Je crois que les jeunes neurodivergents sont souvent laissés pour compte ou perçus comme étant bizarres.

Pour moi, la vie est comme une espèce de jeu compliqué dont je ne connais pas les règles. Les repères sociaux nous échappent, donc on ne comprend pas les métaphores, on a tendance à trop en dire ou on ne réalise pas que les gens n’ont pas tous envie d’entendre parler de nos intérêts dans le moindre détail.

En gros, on ne sait pas lire entre les lignes.

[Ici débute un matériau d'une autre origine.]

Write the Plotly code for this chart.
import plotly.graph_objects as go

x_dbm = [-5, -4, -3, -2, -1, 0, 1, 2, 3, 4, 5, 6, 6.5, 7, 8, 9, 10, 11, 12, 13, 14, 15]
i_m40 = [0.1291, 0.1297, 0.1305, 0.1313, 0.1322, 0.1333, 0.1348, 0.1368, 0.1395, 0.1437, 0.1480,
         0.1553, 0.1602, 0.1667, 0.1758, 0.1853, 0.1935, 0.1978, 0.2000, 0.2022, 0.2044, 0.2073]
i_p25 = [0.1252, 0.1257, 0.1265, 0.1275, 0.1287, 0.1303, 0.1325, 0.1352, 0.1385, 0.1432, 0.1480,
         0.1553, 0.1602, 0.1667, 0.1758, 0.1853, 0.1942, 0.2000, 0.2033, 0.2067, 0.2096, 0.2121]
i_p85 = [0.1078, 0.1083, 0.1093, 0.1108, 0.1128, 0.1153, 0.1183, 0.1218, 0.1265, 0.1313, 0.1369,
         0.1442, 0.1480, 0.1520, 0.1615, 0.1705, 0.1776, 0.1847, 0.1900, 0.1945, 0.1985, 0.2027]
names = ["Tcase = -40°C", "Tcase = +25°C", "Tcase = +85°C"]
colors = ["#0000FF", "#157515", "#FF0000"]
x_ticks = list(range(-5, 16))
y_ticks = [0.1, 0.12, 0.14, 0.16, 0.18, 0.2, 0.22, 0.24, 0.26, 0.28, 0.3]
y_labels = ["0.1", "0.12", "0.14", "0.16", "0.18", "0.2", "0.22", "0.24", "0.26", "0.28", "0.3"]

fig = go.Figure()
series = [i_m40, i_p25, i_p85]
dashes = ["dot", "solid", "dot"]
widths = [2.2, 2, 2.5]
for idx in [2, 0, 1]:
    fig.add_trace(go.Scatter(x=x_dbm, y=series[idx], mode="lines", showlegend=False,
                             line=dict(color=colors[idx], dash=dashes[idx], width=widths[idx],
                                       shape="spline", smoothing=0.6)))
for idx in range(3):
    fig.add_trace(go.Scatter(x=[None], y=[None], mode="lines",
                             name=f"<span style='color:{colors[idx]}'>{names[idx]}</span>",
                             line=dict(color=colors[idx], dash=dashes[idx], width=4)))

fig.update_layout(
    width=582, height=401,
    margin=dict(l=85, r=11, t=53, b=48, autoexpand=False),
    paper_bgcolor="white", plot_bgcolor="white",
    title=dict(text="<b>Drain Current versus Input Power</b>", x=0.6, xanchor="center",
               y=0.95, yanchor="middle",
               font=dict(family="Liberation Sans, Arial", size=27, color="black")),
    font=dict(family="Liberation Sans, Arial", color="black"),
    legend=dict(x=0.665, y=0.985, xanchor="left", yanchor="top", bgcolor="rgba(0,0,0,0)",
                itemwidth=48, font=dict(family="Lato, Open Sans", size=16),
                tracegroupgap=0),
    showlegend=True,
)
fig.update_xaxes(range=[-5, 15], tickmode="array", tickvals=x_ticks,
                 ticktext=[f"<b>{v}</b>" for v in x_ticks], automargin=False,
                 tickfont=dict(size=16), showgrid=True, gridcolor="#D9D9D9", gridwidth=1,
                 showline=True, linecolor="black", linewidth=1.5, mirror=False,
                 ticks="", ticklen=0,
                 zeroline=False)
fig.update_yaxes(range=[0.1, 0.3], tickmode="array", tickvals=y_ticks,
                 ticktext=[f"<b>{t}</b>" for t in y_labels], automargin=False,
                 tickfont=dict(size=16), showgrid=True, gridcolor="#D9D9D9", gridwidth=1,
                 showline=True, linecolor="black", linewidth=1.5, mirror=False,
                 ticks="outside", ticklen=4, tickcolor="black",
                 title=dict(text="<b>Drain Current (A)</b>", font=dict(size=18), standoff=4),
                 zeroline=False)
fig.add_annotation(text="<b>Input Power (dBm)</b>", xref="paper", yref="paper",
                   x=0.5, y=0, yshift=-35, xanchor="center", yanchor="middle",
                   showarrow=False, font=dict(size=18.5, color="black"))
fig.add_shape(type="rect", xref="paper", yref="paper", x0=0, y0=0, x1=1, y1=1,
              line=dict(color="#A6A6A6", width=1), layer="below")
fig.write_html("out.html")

Puisqu’on ne sait pas intuitivement ce qu’il convient de dire ou quelle expression faciale adopter dans telle ou telle situation, on prend notre entourage comme exemple. C’est ce qu’on appelle le « masquage ». C’est un réflexe d’adaptation qui ne règle pas tout. Il nous aide à paraître normaux, mais pas à nous sentir normaux. L’un des aspects les plus irritants de l’autisme, c’est l’impression que nos sens sont exacerbés. Par exemple, je redoute d’aller au centre-ville de Montréal parce que c’est un endroit trop intense. Vous êtes naturellement capables de faire abstraction de certaines choses, alors que je les subis à 1 000 %. La multitude d’odeurs me submerge immédiatement et le bruit des klaxons et des travaux de construction agressent mes oreilles. Pour empirer les choses, les gens pressés me bousculent en se déplaçant. Tout d’un coup, mon cerveau explose sous la pression de ce déferlement d’information. Je commence à faire de l’hyperventilation, parce que je ne sais plus où je m’en vais. C’est une situation que de nombreuses personnes autistes comme moi doivent subir chaque jour.

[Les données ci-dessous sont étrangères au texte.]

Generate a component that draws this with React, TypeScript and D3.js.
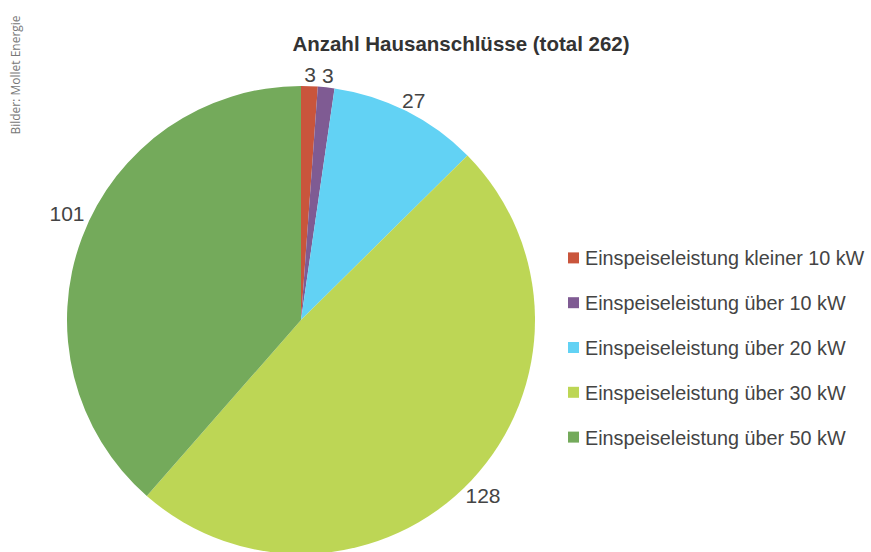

Tout comme chaque personne est unique, chaque cerveau l’est aussi. On doit faire mieux pour célébrer nos différences et accepter les gens tels qu’ils sont. Même si certains aspects de l’autisme compliquent ma vie, je ne souhaite pas avoir un « cerveau normal ». J’aime la manière dont il fonctionne, parce qu’il me permet de voir le monde d’un œil complètement unique et différent.

Voilà pourquoi je vous demande de célébrer nos différences – faites preuve de curiosité, n’hésitez pas à nous poser des questions parce que c’est en se parlant qu’on a moins peur de l’inconnu.

Cet automne, Kate Zarbatany s’apprête à entamer sa 11e année à l’école secondaire Macdonald High. Elle a de nombreux champs d’intérêt et c’est sa curiosité qui guidera ses choix de carrière. En ce moment, elle contemple la neurologie ou la psychologie comportementale, à titre de chercheuse et d’enseignante. Elle a parlé et écrit sur son expérience de la neurodivergence.

À titre d’agent fédérateur et facilitateur auprès du milieu de la recherche sur le cerveau, la Fondation Brain Canada soutient les efforts visant à réduire les inégalités en matière de santé. Il s’agit entre autres d’évaluer les différentes manières dont les maladies et troubles neurologiques affectent les hommes, les femmes et les diverses identités de genres, ainsi que les différents stades du développement neurologique et du vieillissement. Ainsi, la Fondation Brain Canada espère faire progresser la science ayant égard au sexe et au genre, et ce, en éliminant les obstacles et biais systémiques de manière à favoriser un accès universel aux résultats de la recherche audacieuse et à ses bénéfices.